**AIM OF THE EXERCISE**
Copy out each line exactly; pictures stay out of the copy.

**MATERIAL PROVIDED**
****************************************

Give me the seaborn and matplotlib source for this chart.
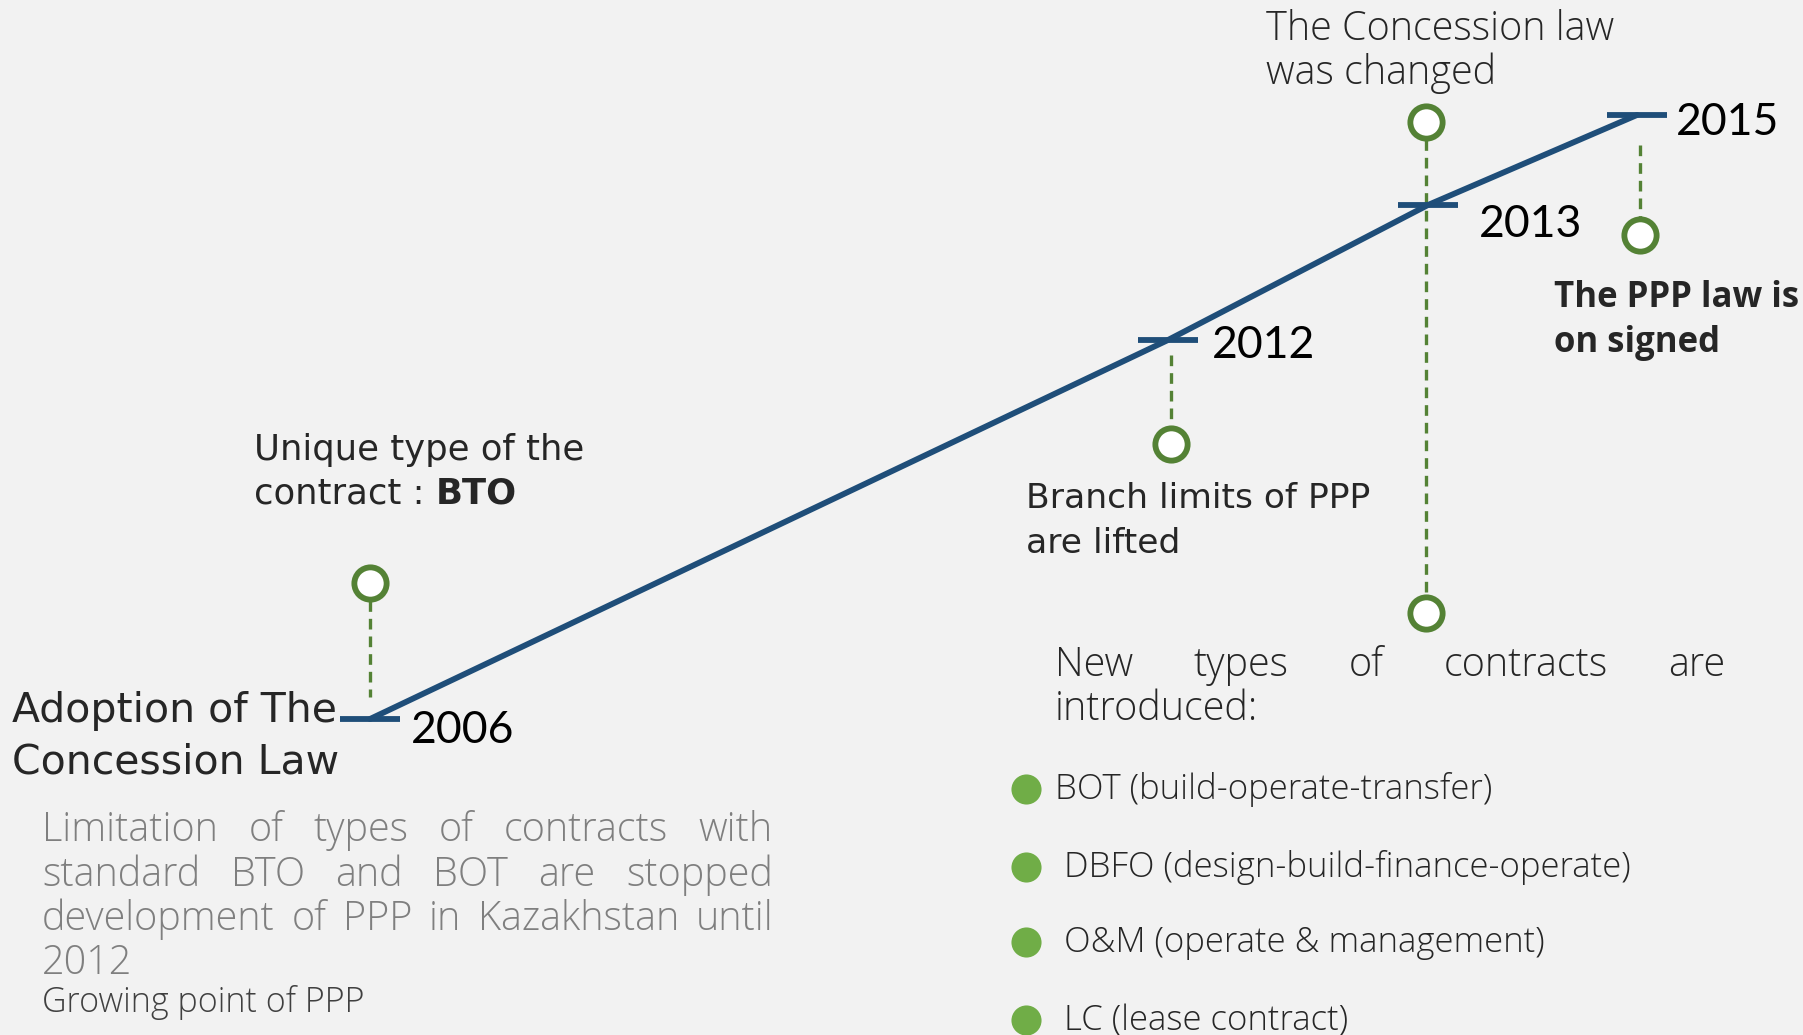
import matplotlib
matplotlib.use("Agg")
import matplotlib.pyplot as plt
import seaborn as sns
import pandas as pd

# timeline stops (pixel space of the 1803x1035 slide)
years = ["2006", "2012", "2013", "2015"]
year_x = [370, 1168, 1428, 1637]
year_y = [719, 340, 205, 115]
year_label_x = [411, 1212, 1479, 1676]
year_label_y = [743, 358, 237, 135]

# open green circles (events) and their dashed stems
event_x = [370, 1171, 1426, 1426, 1640]
event_y = [583, 444, 122, 613, 235]
stem_x = [370, 1171, 1426, 1640]
stem_top = [583, 355, 122, 145]
stem_bottom = [697, 444, 613, 235]

contract_types = [
    "BOT (build-operate-transfer)",
    " DBFO (design-build-finance-operate)",
    " O&M (operate & management)",
    " LC (lease contract)",
]
contract_y = [789, 867, 942, 1020]

limitation_lines = [
    "Limitation of types of contracts with",
    "standard BTO and BOT are stopped",
    "development of PPP in Kazakhstan until",
    "2012",
]

BG = "#f2f2f2"
BLUE = "#1f4e79"
GREEN = "#548235"
LIGHT_GREEN = "#70ad47"
ROUND = ["DejaVu Sans"]
THIN = ["Open Sans", "DejaVu Sans"]

sns.set_theme(style="white")
plt.rcParams["font.family"] = ["Lato", "DejaVu Sans"]

fig = plt.figure(figsize=(18.03, 10.35), dpi=100, facecolor=BG)
ax = fig.add_axes([0, 0, 1, 1])
ax.set_facecolor(BG)
ax.set_xlim(0, 1803)
ax.set_ylim(1035, 0)
ax.axis("off")

tl = pd.DataFrame({"year": years, "x": year_x, "y": year_y})

# dashed stems first so the circles sit on top
for x, y0, y1 in zip(stem_x, stem_top, stem_bottom):
    ax.plot([x, x], [y0, y1], color=GREEN, lw=2.4, linestyle=(0, (3.2, 2.1)), zorder=1)

sns.lineplot(data=tl, x="x", y="y", sort=False, color=BLUE, lw=4.2, ax=ax, zorder=2)
for x, y in zip(year_x, year_y):
    ax.plot([x - 30, x + 30], [y, y], color=BLUE, lw=4.2, solid_capstyle="butt", zorder=2)

ev = pd.DataFrame({"x": event_x, "y": event_y})
sns.scatterplot(data=ev, x="x", y="y", s=540, color="white", edgecolor=GREEN,
                linewidth=4.2, ax=ax, zorder=4)

# year labels
for lab, x, y in zip(years, year_label_x, year_label_y):
    ax.text(x, y, lab, fontsize=32, va="baseline", color="black")

renderer = fig.canvas.get_renderer()

# event captions
ax.text(12, 722, "Adoption of The", fontsize=29.5, va="baseline", family=ROUND)
ax.text(12, 773, "Concession Law", fontsize=29.5, va="baseline", family=ROUND)

ax.text(254, 460, "Unique type of the", fontsize=25.5, va="baseline", family=ROUND)
t = ax.text(254, 503, "contract :", fontsize=25.5, va="baseline", family=ROUND)
bto_x = 254 + t.get_window_extent(renderer).width + 11
ax.text(bto_x, 503, "BTO", fontsize=25.5, va="baseline", fontweight="bold", family=ROUND)

ax.text(1026, 508, "Branch limits of PPP", fontsize=24.8, va="baseline", family=ROUND)
ax.text(1026, 553, "are lifted", fontsize=24.8, va="baseline", family=ROUND)

ax.text(1266, 40, "The Concession law", fontsize=28.5, va="baseline", family=THIN, fontweight="light")
ax.text(1266, 84, "was changed", fontsize=28.5, va="baseline", family=THIN, fontweight="light")

ax.text(1554, 307, "The PPP law is", fontsize=25, va="baseline", fontweight="bold", family=THIN)
ax.text(1554, 352, "on signed", fontsize=25, va="baseline", fontweight="bold", family=THIN)


def justify(words, x0, x1, y, **kw):
    arts = [ax.text(0, y, w, va="baseline", **kw) for w in words]
    widths = [a.get_window_extent(renderer).width for a in arts]
    gap = (x1 - x0 - sum(widths)) / max(len(arts) - 1, 1)
    x = x0
    for a, w in zip(arts, widths):
        a.set_x(x)
        x += w + gap


justify("New types of contracts are".split(), 1055, 1725, 676, fontsize=28.5,
        family=THIN, fontweight="light")
ax.text(1055, 720, "introduced:", fontsize=28.5, va="baseline", family=THIN, fontweight="light")

bul = pd.DataFrame({"x": [1026] * len(contract_y), "y": contract_y})
sns.scatterplot(data=bul, x="x", y="y", s=470, color=LIGHT_GREEN, linewidth=0, ax=ax, zorder=3)
for lab, y in zip(contract_types, contract_y):
    ax.text(1055, y + 10, lab, fontsize=25, va="baseline", family=THIN, fontweight="light")

for i, line in enumerate(limitation_lines):
    y = 841 + 44.5 * i
    if i < len(limitation_lines) - 1:
        justify(line.split(), 42, 773, y, fontsize=28.5, color="#7f7f7f",
                family=THIN, fontweight="light")
    else:
        ax.text(42, y, line, fontsize=28.5, va="baseline", color="#7f7f7f",
                family=THIN, fontweight="light")
ax.text(42, 1012, "Growing point of PPP", fontsize=24.5, va="baseline", color="#404040",
        family=THIN, fontweight="light")

fig.savefig("out.png", dpi=100, facecolor=BG)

****************************************

**TASK OUTPUT**
Give me the seaborn and matplotlib source for this chart.
import matplotlib
matplotlib.use("Agg")
import matplotlib.pyplot as plt
import seaborn as sns
import pandas as pd

# timeline stops (pixel space of the 1803x1035 slide)
years = ["2006", "2012", "2013", "2015"]
year_x = [370, 1168, 1428, 1637]
year_y = [719, 340, 205, 115]
year_label_x = [411, 1212, 1479, 1676]
year_label_y = [743, 358, 237, 135]

# open green circles (events) and their dashed stems
event_x = [370, 1171, 1426, 1426, 1640]
event_y = [583, 444, 122, 613, 235]
stem_x = [370, 1171, 1426, 1640]
stem_top = [583, 355, 122, 145]
stem_bottom = [697, 444, 613, 235]

contract_types = [
    "BOT (build-operate-transfer)",
    " DBFO (design-build-finance-operate)",
    " O&M (operate & management)",
    " LC (lease contract)",
]
contract_y = [789, 867, 942, 1020]

limitation_lines = [
    "Limitation of types of contracts with",
    "standard BTO and BOT are stopped",
    "development of PPP in Kazakhstan until",
    "2012",
]

BG = "#f2f2f2"
BLUE = "#1f4e79"
GREEN = "#548235"
LIGHT_GREEN = "#70ad47"
ROUND = ["DejaVu Sans"]
THIN = ["Open Sans", "DejaVu Sans"]

sns.set_theme(style="white")
plt.rcParams["font.family"] = ["Lato", "DejaVu Sans"]

fig = plt.figure(figsize=(18.03, 10.35), dpi=100, facecolor=BG)
ax = fig.add_axes([0, 0, 1, 1])
ax.set_facecolor(BG)
ax.set_xlim(0, 1803)
ax.set_ylim(1035, 0)
ax.axis("off")

tl = pd.DataFrame({"year": years, "x": year_x, "y": year_y})

# dashed stems first so the circles sit on top
for x, y0, y1 in zip(stem_x, stem_top, stem_bottom):
    ax.plot([x, x], [y0, y1], color=GREEN, lw=2.4, linestyle=(0, (3.2, 2.1)), zorder=1)

sns.lineplot(data=tl, x="x", y="y", sort=False, color=BLUE, lw=4.2, ax=ax, zorder=2)
for x, y in zip(year_x, year_y):
    ax.plot([x - 30, x + 30], [y, y], color=BLUE, lw=4.2, solid_capstyle="butt", zorder=2)

ev = pd.DataFrame({"x": event_x, "y": event_y})
sns.scatterplot(data=ev, x="x", y="y", s=540, color="white", edgecolor=GREEN,
                linewidth=4.2, ax=ax, zorder=4)

# year labels
for lab, x, y in zip(years, year_label_x, year_label_y):
    ax.text(x, y, lab, fontsize=32, va="baseline", color="black")

renderer = fig.canvas.get_renderer()

# event captions
ax.text(12, 722, "Adoption of The", fontsize=29.5, va="baseline", family=ROUND)
ax.text(12, 773, "Concession Law", fontsize=29.5, va="baseline", family=ROUND)

ax.text(254, 460, "Unique type of the", fontsize=25.5, va="baseline", family=ROUND)
t = ax.text(254, 503, "contract :", fontsize=25.5, va="baseline", family=ROUND)
bto_x = 254 + t.get_window_extent(renderer).width + 11
ax.text(bto_x, 503, "BTO", fontsize=25.5, va="baseline", fontweight="bold", family=ROUND)

ax.text(1026, 508, "Branch limits of PPP", fontsize=24.8, va="baseline", family=ROUND)
ax.text(1026, 553, "are lifted", fontsize=24.8, va="baseline", family=ROUND)

ax.text(1266, 40, "The Concession law", fontsize=28.5, va="baseline", family=THIN, fontweight="light")
ax.text(1266, 84, "was changed", fontsize=28.5, va="baseline", family=THIN, fontweight="light")

ax.text(1554, 307, "The PPP law is", fontsize=25, va="baseline", fontweight="bold", family=THIN)
ax.text(1554, 352, "on signed", fontsize=25, va="baseline", fontweight="bold", family=THIN)


def justify(words, x0, x1, y, **kw):
    arts = [ax.text(0, y, w, va="baseline", **kw) for w in words]
    widths = [a.get_window_extent(renderer).width for a in arts]
    gap = (x1 - x0 - sum(widths)) / max(len(arts) - 1, 1)
    x = x0
    for a, w in zip(arts, widths):
        a.set_x(x)
        x += w + gap


justify("New types of contracts are".split(), 1055, 1725, 676, fontsize=28.5,
        family=THIN, fontweight="light")
ax.text(1055, 720, "introduced:", fontsize=28.5, va="baseline", family=THIN, fontweight="light")

bul = pd.DataFrame({"x": [1026] * len(contract_y), "y": contract_y})
sns.scatterplot(data=bul, x="x", y="y", s=470, color=LIGHT_GREEN, linewidth=0, ax=ax, zorder=3)
for lab, y in zip(contract_types, contract_y):
    ax.text(1055, y + 10, lab, fontsize=25, va="baseline", family=THIN, fontweight="light")

for i, line in enumerate(limitation_lines):
    y = 841 + 44.5 * i
    if i < len(limitation_lines) - 1:
        justify(line.split(), 42, 773, y, fontsize=28.5, color="#7f7f7f",
                family=THIN, fontweight="light")
    else:
        ax.text(42, y, line, fontsize=28.5, va="baseline", color="#7f7f7f",
                family=THIN, fontweight="light")
ax.text(42, 1012, "Growing point of PPP", fontsize=24.5, va="baseline", color="#404040",
        family=THIN, fontweight="light")

fig.savefig("out.png", dpi=100, facecolor=BG)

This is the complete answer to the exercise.